Equality of opportunity is, at one and the same time, a worthwhile ideal and an impossible objective. It is a worthwhile ideal to the extent that efforts are made to ensure there are no formal barriers in the way of anyone gaining entry to schools, universities, the various professions and avenues to distinction more generally, and none to their pursuit of success when they've made that entry - no barriers such that some groups may be excluded from any public sphere of activity or have obstacles placed in their way once there. It matters that everyone has the same open field, so to put it, and a society which acts to achieve this as far as possible is better than one that doesn't.
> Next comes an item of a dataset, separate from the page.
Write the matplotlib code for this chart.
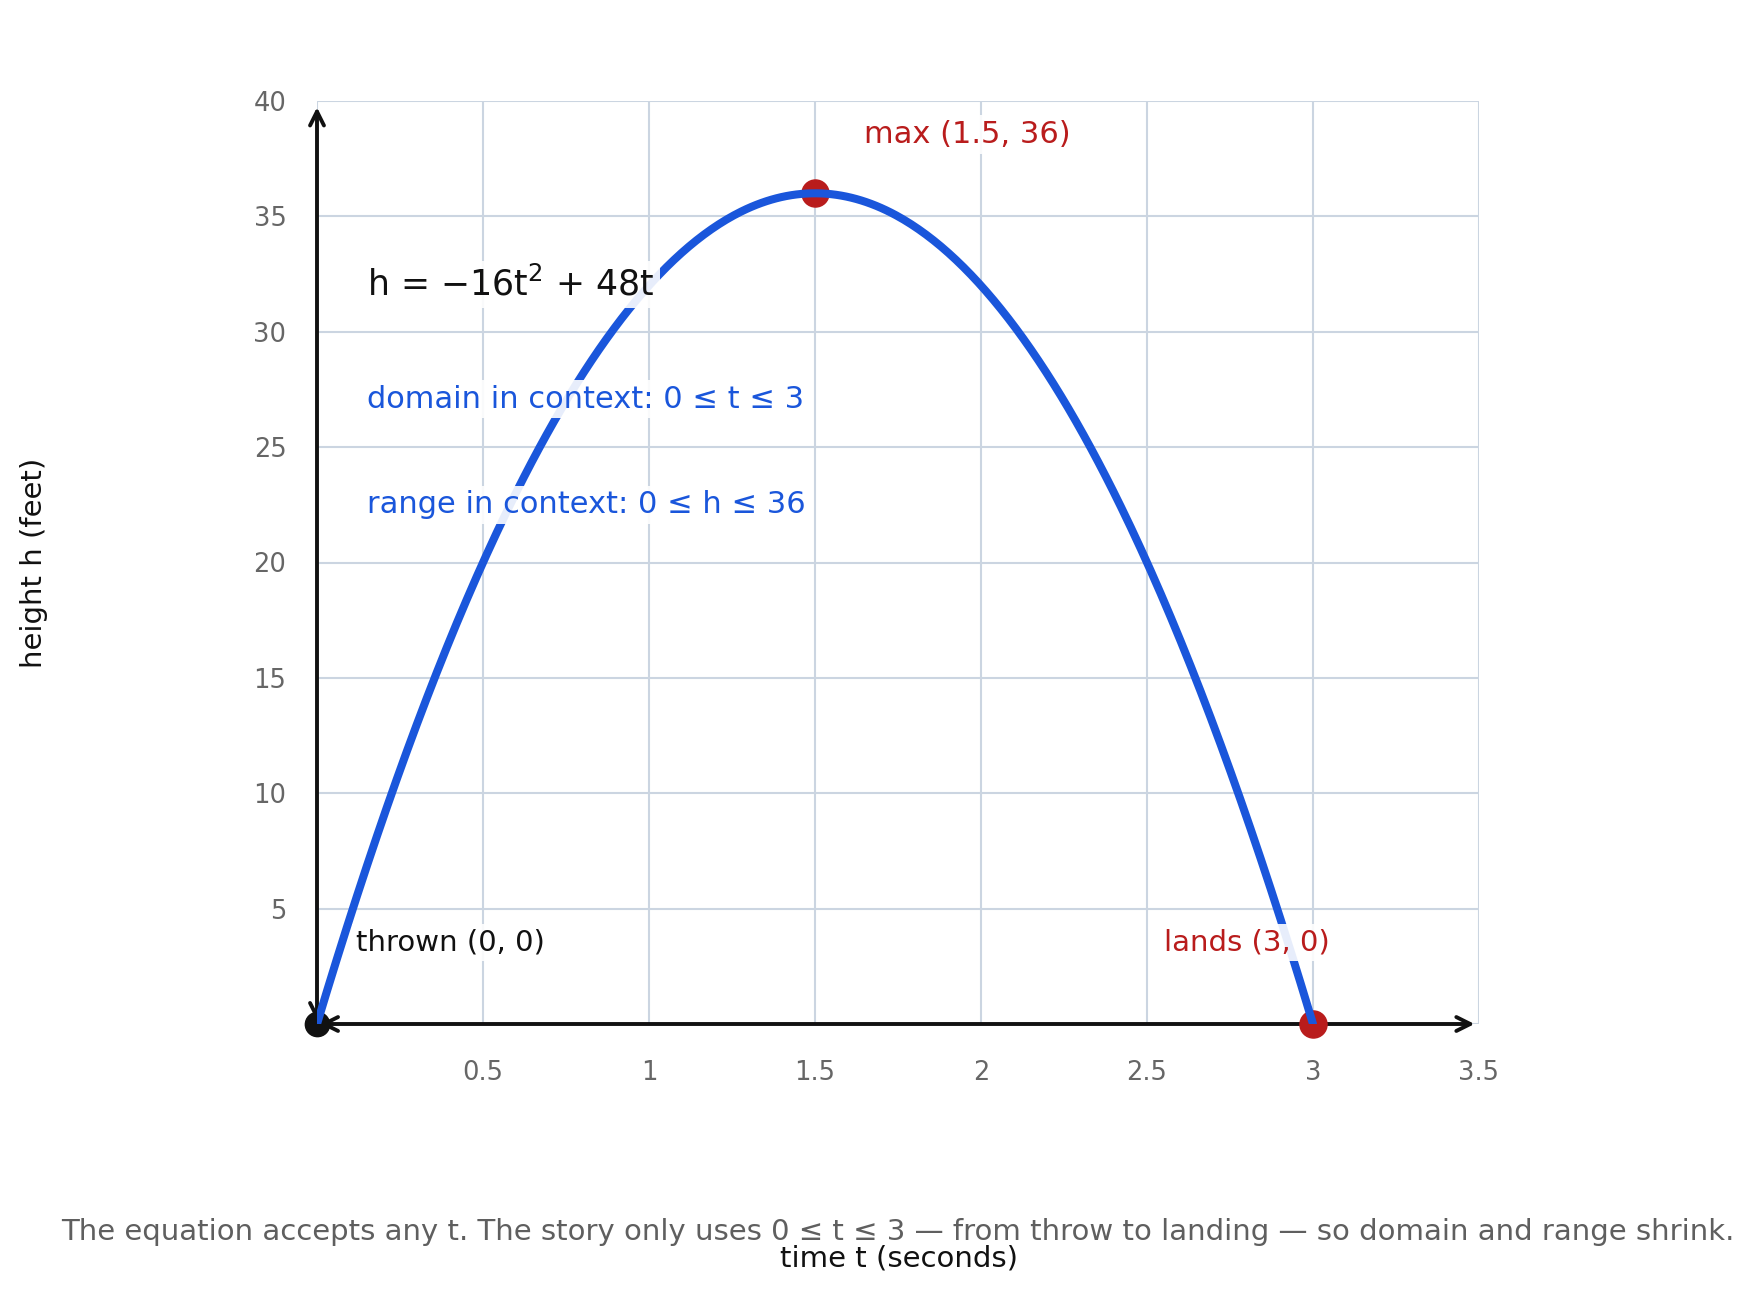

If, however, in such a society there are substantive inequalities of resources - inequalities that stretch between being significant and being huge - then there cannot be genuine equality of opportunity. The many advantages which richer parents can buy for their children, in terms of better physical surroundings, better health care, better education, better everything, are bound to mean that their children have better opportunities than poorer children. It's like a race in which the conditions on the track ensure an equal chance for all participants - same starting point, same finishing line, each person's lane similarly firm and even underfoot - but where all of them have to carry weights, and the weight of those weights varies inversely with the resource-holdings of the runner's family.
I have yet to see a persuasive counter-argument against this standard socialist point on the internal incoherence in the idea of equality of opportunity. Equality of opportunity is, in fact, a misnomer.